## Start Collected material

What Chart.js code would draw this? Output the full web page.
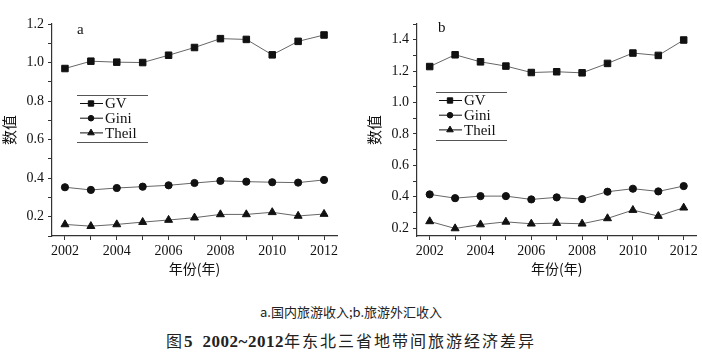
<!DOCTYPE html>
<html>
<head>
<meta charset="utf-8">
<script src="https://cdn.jsdelivr.net/npm/chart.js@4/dist/chart.umd.min.js"></script>
<style>
  body { margin: 0; background: #fff; width: 702px; height: 361px; position: relative; overflow: hidden; }
  .panel { position: absolute; top: 0; height: 290px; }
  #panelA { left: 0; width: 345px; }
  #panelB { left: 365px; width: 337px; }
  .cap { position: absolute; left: 0; width: 702px; text-align: center; color: #222; }
  #sub { top: 302px; font: 13px 'Noto Sans CJK SC', sans-serif; }
  #fig { top: 328px; font: 16px 'Noto Sans CJK SC', serif; letter-spacing: 2px; }
  #fig b { font-family: 'Liberation Serif', serif; font-size: 17px; letter-spacing: 0.5px; }
</style>
</head>
<body>
<div class="panel" id="panelA"><canvas id="chartA"></canvas></div>
<div class="panel" id="panelB"><canvas id="chartB"></canvas></div>
<div class="cap" id="sub">a.国内旅游收入;b.旅游外汇收入</div>
<div class="cap" id="fig">图<b>5 &nbsp;2002~2012</b>年东北三省地带间旅游经济差异</div>
<script>
const years = [2002, 2003, 2004, 2005, 2006, 2007, 2008, 2009, 2010, 2011, 2012];
const yearLabels = ['2002', '2004', '2006', '2008', '2010', '2012'];
const seriesNames = ['GV', 'Gini', 'Theil'];

// a: domestic tourism income
const gvA = [0.969, 1.007, 1.002, 1.000, 1.038, 1.078, 1.124, 1.120, 1.040, 1.110, 1.143];
const giniA = [0.353, 0.339, 0.349, 0.356, 0.363, 0.375, 0.386, 0.382, 0.379, 0.377, 0.391];
const theilA = [0.160, 0.151, 0.160, 0.172, 0.183, 0.195, 0.212, 0.212, 0.223, 0.204, 0.214];
const yTicksA = [0.1, 0.2, 0.3, 0.4, 0.5, 0.6, 0.7, 0.8, 0.9, 1.0, 1.1, 1.2];
const yLabelsA = ['0.2', '0.4', '0.6', '0.8', '1.0', '1.2'];

// b: foreign exchange income
const gvB = [1.229, 1.304, 1.259, 1.232, 1.191, 1.196, 1.189, 1.249, 1.315, 1.300, 1.398];
const giniB = [0.415, 0.391, 0.404, 0.404, 0.383, 0.396, 0.385, 0.432, 0.451, 0.434, 0.468];
const theilB = [0.243, 0.198, 0.223, 0.240, 0.228, 0.232, 0.228, 0.262, 0.315, 0.277, 0.330];
const yTicksB = [0.2, 0.3, 0.4, 0.5, 0.6, 0.7, 0.8, 0.9, 1.0, 1.1, 1.2, 1.3, 1.4, 1.5];
const yLabelsB = ['0.2', '0.4', '0.6', '0.8', '1.0', '1.2', '1.4'];

const MARKERS = [
  { style: 'rect', radius: 4.6 },
  { style: 'circle', radius: 3.6 },
  { style: 'triangle', radius: 4.6 }
];
const LINE = '#666';
const INK = '#111';
const SERIF = "'Liberation Serif', 'Times New Roman', serif";

const legendBox = {
  id: 'legendBox',
  afterDatasetsDraw(chart, args, opts) {
    const ctx = chart.ctx;
    ctx.save();
    ctx.strokeStyle = '#555';
    ctx.lineWidth = 1;
    ctx.beginPath();
    ctx.moveTo(opts.x, opts.y + 0.5);
    ctx.lineTo(opts.x + opts.w, opts.y + 0.5);
    ctx.moveTo(opts.x, opts.y + opts.h + 0.5);
    ctx.lineTo(opts.x + opts.w, opts.y + opts.h + 0.5);
    ctx.stroke();

    chart.data.datasets.forEach((ds, i) => {
      const cy = opts.y + 8.5 + i * 14.7;
      ctx.strokeStyle = INK;
      ctx.beginPath();
      ctx.moveTo(opts.x + 3, cy);
      ctx.lineTo(opts.x + 26, cy);
      ctx.stroke();
      ctx.fillStyle = INK;
      Chart.helpers.drawPoint(ctx, {
        pointStyle: ds.pointStyle, radius: ds.pointRadius - 0.8, rotation: 0, borderWidth: 1
      }, opts.x + 14, cy);
      ctx.font = '15px ' + SERIF;
      ctx.textBaseline = 'middle';
      ctx.textAlign = 'left';
      ctx.fillText(ds.label, opts.x + 28, cy + 1);
    });

    ctx.font = '15px ' + SERIF;
    ctx.textBaseline = 'middle';
    ctx.fillText(opts.letter, opts.lx, opts.ly);
    ctx.restore();
  }
};

function fixedTicks(values) {
  return (s) => { s.ticks = values.map(v => ({ value: v })); };
}

function makeChart(id, values, yTicks, yLabels, yMin, yMax, legend) {
  const datasets = values.map((vals, i) => ({
    label: seriesNames[i],
    data: years.map((yr, k) => ({ x: yr, y: vals[k] })),
    borderColor: LINE,
    borderWidth: 1,
    backgroundColor: INK,
    pointBackgroundColor: INK,
    pointBorderColor: INK,
    pointBorderWidth: 1,
    pointStyle: MARKERS[i].style,
    pointRadius: MARKERS[i].radius,
    tension: 0
  }));

  return new Chart(document.getElementById(id), {
    type: 'line',
    data: { datasets },
    options: {
      responsive: true,
      maintainAspectRatio: false,
      animation: false,
      layout: { padding: { top: 24, right: legend.padRight, left: 0, bottom: 0 } },
      plugins: {
        legend: { display: false },
        tooltip: { enabled: false },
        legendBox: legend
      },
      scales: {
        x: {
          type: 'linear',
          min: 2001.5,
          max: 2012.5,
          afterBuildTicks: fixedTicks(years),
          afterFit: (s) => { s.height = 54; },
          border: { color: '#333', width: 1.2 },
          grid: { drawOnChartArea: false, drawTicks: true, tickLength: 4, color: '#333' },
          ticks: {
            autoSkip: false,
            maxRotation: 0,
            padding: 3,
            color: INK,
            font: { family: SERIF, size: 14 },
            callback: (v) => (yearLabels.includes(String(v)) ? String(v) : '')
          },
          title: {
            display: true,
            text: '年份(年)',
            color: INK,
            padding: { top: 0, bottom: 13 },
            font: { family: "'Noto Sans CJK SC', sans-serif", size: 14 }
          }
        },
        y: {
          min: yMin,
          max: yMax,
          afterBuildTicks: fixedTicks(yTicks),
          afterFit: (s) => { s.width = 52; },
          border: { color: '#333', width: 1.2 },
          grid: { drawOnChartArea: false, drawTicks: true, tickLength: 4, color: '#333' },
          ticks: {
            autoSkip: false,
            padding: 4,
            color: INK,
            font: { family: SERIF, size: 14 },
            callback: (v) => (yLabels.includes(v.toFixed(1)) ? v.toFixed(1) : '')
          },
          title: {
            display: true,
            text: '数值',
            color: INK,
            padding: { top: 0, bottom: 0 },
            font: { family: "'Noto Sans CJK SC', sans-serif", size: 15 }
          }
        }
      }
    },
    plugins: [legendBox]
  });
}

makeChart('chartA', [gvA, giniA, theilA], yTicksA, yLabelsA, 0.1, 1.2,
  { x: 77, y: 95, w: 71, h: 47, letter: 'a', lx: 77, ly: 30, padRight: 8 });
makeChart('chartB', [gvB, giniB, theilB], yTicksB, yLabelsB, 0.15, 1.5,
  { x: 71, y: 92, w: 71, h: 48, letter: 'b', lx: 73, ly: 28, padRight: 2 });
</script>
</body>
</html>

## End Collected material

■ Your task
Please take the lines from the beginning of the data above through the line holding "const yLabelsA = ['0.2', '0.4', '0.6', '0.8', '1.0', '1.2'];" and transcribe them exactly, without any pictures.

■ Solution
What Chart.js code would draw this? Output the full web page.
<!DOCTYPE html>
<html>
<head>
<meta charset="utf-8">
<script src="https://cdn.jsdelivr.net/npm/chart.js@4/dist/chart.umd.min.js"></script>
<style>
  body { margin: 0; background: #fff; width: 702px; height: 361px; position: relative; overflow: hidden; }
  .panel { position: absolute; top: 0; height: 290px; }
  #panelA { left: 0; width: 345px; }
  #panelB { left: 365px; width: 337px; }
  .cap { position: absolute; left: 0; width: 702px; text-align: center; color: #222; }
  #sub { top: 302px; font: 13px 'Noto Sans CJK SC', sans-serif; }
  #fig { top: 328px; font: 16px 'Noto Sans CJK SC', serif; letter-spacing: 2px; }
  #fig b { font-family: 'Liberation Serif', serif; font-size: 17px; letter-spacing: 0.5px; }
</style>
</head>
<body>
<div class="panel" id="panelA"><canvas id="chartA"></canvas></div>
<div class="panel" id="panelB"><canvas id="chartB"></canvas></div>
<div class="cap" id="sub">a.国内旅游收入;b.旅游外汇收入</div>
<div class="cap" id="fig">图<b>5 &nbsp;2002~2012</b>年东北三省地带间旅游经济差异</div>
<script>
const years = [2002, 2003, 2004, 2005, 2006, 2007, 2008, 2009, 2010, 2011, 2012];
const yearLabels = ['2002', '2004', '2006', '2008', '2010', '2012'];
const seriesNames = ['GV', 'Gini', 'Theil'];

// a: domestic tourism income
const gvA = [0.969, 1.007, 1.002, 1.000, 1.038, 1.078, 1.124, 1.120, 1.040, 1.110, 1.143];
const giniA = [0.353, 0.339, 0.349, 0.356, 0.363, 0.375, 0.386, 0.382, 0.379, 0.377, 0.391];
const theilA = [0.160, 0.151, 0.160, 0.172, 0.183, 0.195, 0.212, 0.212, 0.223, 0.204, 0.214];
const yTicksA = [0.1, 0.2, 0.3, 0.4, 0.5, 0.6, 0.7, 0.8, 0.9, 1.0, 1.1, 1.2];
const yLabelsA = ['0.2', '0.4', '0.6', '0.8', '1.0', '1.2'];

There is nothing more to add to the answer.